Making lunch when the pantry is bare

Well, we never really get to that point here in America, do we? Even those of us who hover in the reduced-price school lunch socioeconomic segment of the population usually have a little something hanging around the fringe of the fridge. Even some of the people who stand in line at the food bank aren’t so hungry that they’ll accept a free loaf of wheat bread when they prefer white. (And those who do take it sometimes wind up tossing the wheat loaves in the parking lot on the way to the cars that they can still apparently afford to drive. This information comes secondhand but off-the-record from a food bank employee.)

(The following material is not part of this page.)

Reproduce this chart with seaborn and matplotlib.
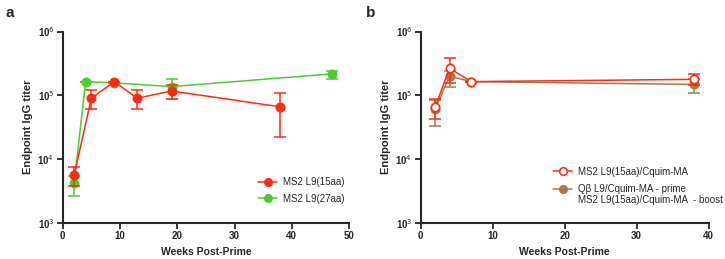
import numpy as np
import pandas as pd
import matplotlib
matplotlib.use("Agg")
import matplotlib.pyplot as plt
import seaborn as sns
from matplotlib.lines import Line2D

sns.set_style("ticks")
plt.rcParams['font.family'] = ['Liberation Sans', 'DejaVu Sans']

# painel a
weeks_a15 = [2, 5, 9, 13, 19, 38]
titer_a15 = [5600, 90000, 164000, 90000, 117000, 66000]
hi_a15 = [7600, 120000, 164000, 120000, 145000, 110000]
lo_a15 = [3800, 60000, 164000, 60000, 87000, 22500]

weeks_a27 = [2, 4, 9, 19, 47]
titer_a27 = [4150, 164000, 157000, 137000, 217000]
hi_a27 = [5500, 164000, 157000, 180000, 245000]
lo_a27 = [2600, 164000, 157000, 87000, 178000]

# painel b
weeks_b1 = [2, 4, 7, 38]
titer_b1 = [65000, 266000, 164000, 178000]
hi_b1 = [87000, 390000, 164000, 218000]
lo_b1 = [42000, 155000, 164000, 145000]

weeks_b2 = [2, 4, 7, 38]
titer_b2 = [60000, 200000, 164000, 148000]
hi_b2 = [85000, 240000, 164000, 178000]
lo_b2 = [33000, 135000, 164000, 107000]

labels_a = ['MS2 L9(15aa)', 'MS2 L9(27aa)']
labels_b = ['MS2 L9(15aa)/Cquim-MA', 'Q\u03b2 L9/Cquim-MA - prime',
            'MS2 L9(15aa)/Cquim-MA  - boost']

red = '#ff2a12'
green = '#4ccc2e'
brown = '#a47a45'

W, H = 725, 259
fig = plt.figure(figsize=(7.25, 2.59), dpi=100)
ax_a = fig.add_axes([0.0865, 0.140, 0.395, 0.738])
ax_b = fig.add_axes([0.5803, 0.140, 0.397, 0.738])


def draw(ax, x, y, hi, lo, color, face, z):
    df = pd.DataFrame({'x': x, 'y': y})
    sns.lineplot(data=df, x='x', y='y', ax=ax, color=color, lw=1.1,
                 marker='o', markersize=6, markerfacecolor=face,
                 markeredgecolor=color, markeredgewidth=1.2, zorder=z)
    y = np.array(y)
    err = [y - np.array(lo), np.array(hi) - y]
    ax.errorbar(x, y, yerr=err, fmt='none', ecolor=color, elinewidth=1.1,
                capsize=4, capthick=1.1, zorder=z - 0.5)


draw(ax_a, weeks_a27, titer_a27, hi_a27, lo_a27, green, green, 3)
draw(ax_a, weeks_a15, titer_a15, hi_a15, lo_a15, red, red, 4)
draw(ax_b, weeks_b2, titer_b2, hi_b2, lo_b2, brown, brown, 3)
draw(ax_b, weeks_b1, titer_b1, hi_b1, lo_b1, red, 'white', 4)

for ax, xmax in [(ax_a, 50), (ax_b, 40)]:
    ax.set_yscale('log')
    ax.set_ylim(1e3, 1e6)
    ax.set_xlim(0, xmax)
    ax.set_xticks(np.arange(0, xmax + 1, 10))
    ax.set_yticks([1e3, 1e4, 1e5, 1e6])
    ax.yaxis.set_minor_locator(matplotlib.ticker.NullLocator())
    ax.set_yticklabels(['10$^3$', '10$^4$', '10$^5$', '10$^6$'])
    ax.tick_params(axis='both', labelsize=7, width=1.3, length=4, direction='out', pad=2)
    for lab in ax.get_xticklabels() + ax.get_yticklabels():
        lab.set_fontweight('bold')
    for s in ['left', 'bottom']:
        ax.spines[s].set_linewidth(1.5)
    sns.despine(ax=ax)
    ax.set_xlabel('Weeks Post-Prime', fontsize=7.5, fontweight='bold', labelpad=4)
    ax.set_ylabel('Endpoint IgG titer', fontsize=8, fontweight='bold', labelpad=3)

h_a = [Line2D([], [], color=red, marker='o', markersize=5.5, lw=1.1),
       Line2D([], [], color=green, marker='o', markersize=5.5, lw=1.1)]
fig.legend(h_a, labels_a, loc='center left',
           bbox_to_anchor=(258 / W, 1 - 190.5 / H), frameon=False, fontsize=7,
           handlelength=2.0, handletextpad=0.55, labelspacing=0.65,
           borderpad=0, borderaxespad=0)

h_b = [Line2D([], [], color=red, marker='o', markersize=5.5, lw=1.1,
              markerfacecolor='white', markeredgewidth=1.1),
       Line2D([], [], color=brown, marker='o', markersize=5.5, lw=1.1)]
leg_b = fig.legend(h_b, labels_b[:2], loc='center left',
                   bbox_to_anchor=(553 / W, 1 - 180.5 / H), frameon=False,
                   fontsize=7, handlelength=2.0, handletextpad=0.55,
                   labelspacing=0.75, borderpad=0, borderaxespad=0)

# segunda linha do rótulo, alinhada com o texto da legenda
fig.canvas.draw()
bb = leg_b.get_texts()[1].get_window_extent()
x0 = bb.x0 / W
y_line = (bb.y0 + bb.y1) / 2 / H - 11 / H
fig.text(x0, y_line, labels_b[2], fontsize=7, va='center', ha='left')

fig.text(0.008, 0.95, 'a', fontsize=11, fontweight='bold', va='center')
fig.text(0.505, 0.95, 'b', fontsize=11, fontweight='bold', va='center')

fig.savefig('out.png', dpi=100)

 So yeah, while my first thought yesterday was “we don’t have anything for lunch,” what that really meant was we don’t have any of the usual lunch stuff, like boxed macaroni and cheese. Or bread. (Ironically, one of the reasons we remain breadless this morning is that the K-Mart where we bought milk and Little Caesar‘s pizza last night after the kids‘ taiko drum class was out of wheat bread. All they had was white, and we decided we‘d rather go without than eat white bread.)

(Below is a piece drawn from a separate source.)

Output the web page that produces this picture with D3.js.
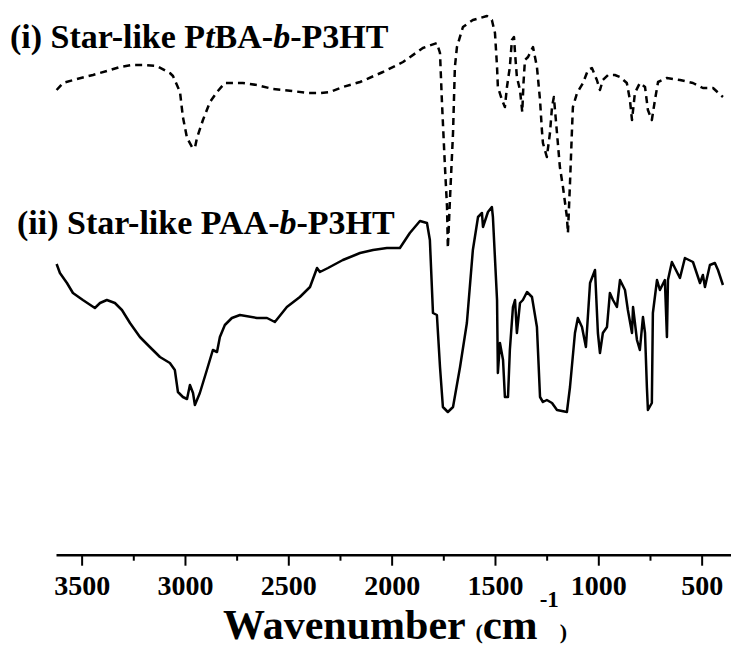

But we did have oranges, really juicy Honey Bells Grandma and Grandpa brought back from Florida last week. And a few low-fat oatmeal cookies I’d made the day before. That could be a lunch right there, especially if you had a glass of milk with your cookies, but we were out of milk, too. And growing up as an American, I kept trying to envision some kind of sandwich to  fill out the plate. Finally, poking in a couple of Tupperware containers, I discovered one chicken patty and the remains of some biscuit dough. I cut the chicken patty in three equal peace-sign segments and dropped each piece on a spoonful of biscuit dough, then topped each of those with a chunk of store brand cheese loaf I’d previously cut into half-ounce chunks, followed by another spoonful of biscuit dough. (Actually, I was using a rubber scraper by the last one, it really took every smidgeon of dough to make these chicken-cheese biscuits.)

So naturally, the kids thought this was the greatest lunch we‘d had in weeks. Normally they practically spear each other with forks to get their fair share of a package of chicken patties, but because the biscuits obscured their vision, I don‘t think they even realized they only had a third of a patty, so they didn‘t feel deprived.

And with the free oranges, 58 cents worth of ingredients for the chicken biscuits, and 7 cents for each homemade cookie, the total cost for all three home-schooled kids lunches came to 65 cents. Less than 22 cents each. Nearly half the cost of Rowan’s theoretical 40-cent reduced-price school lunch, if we were ever get around to filling out the paperwork.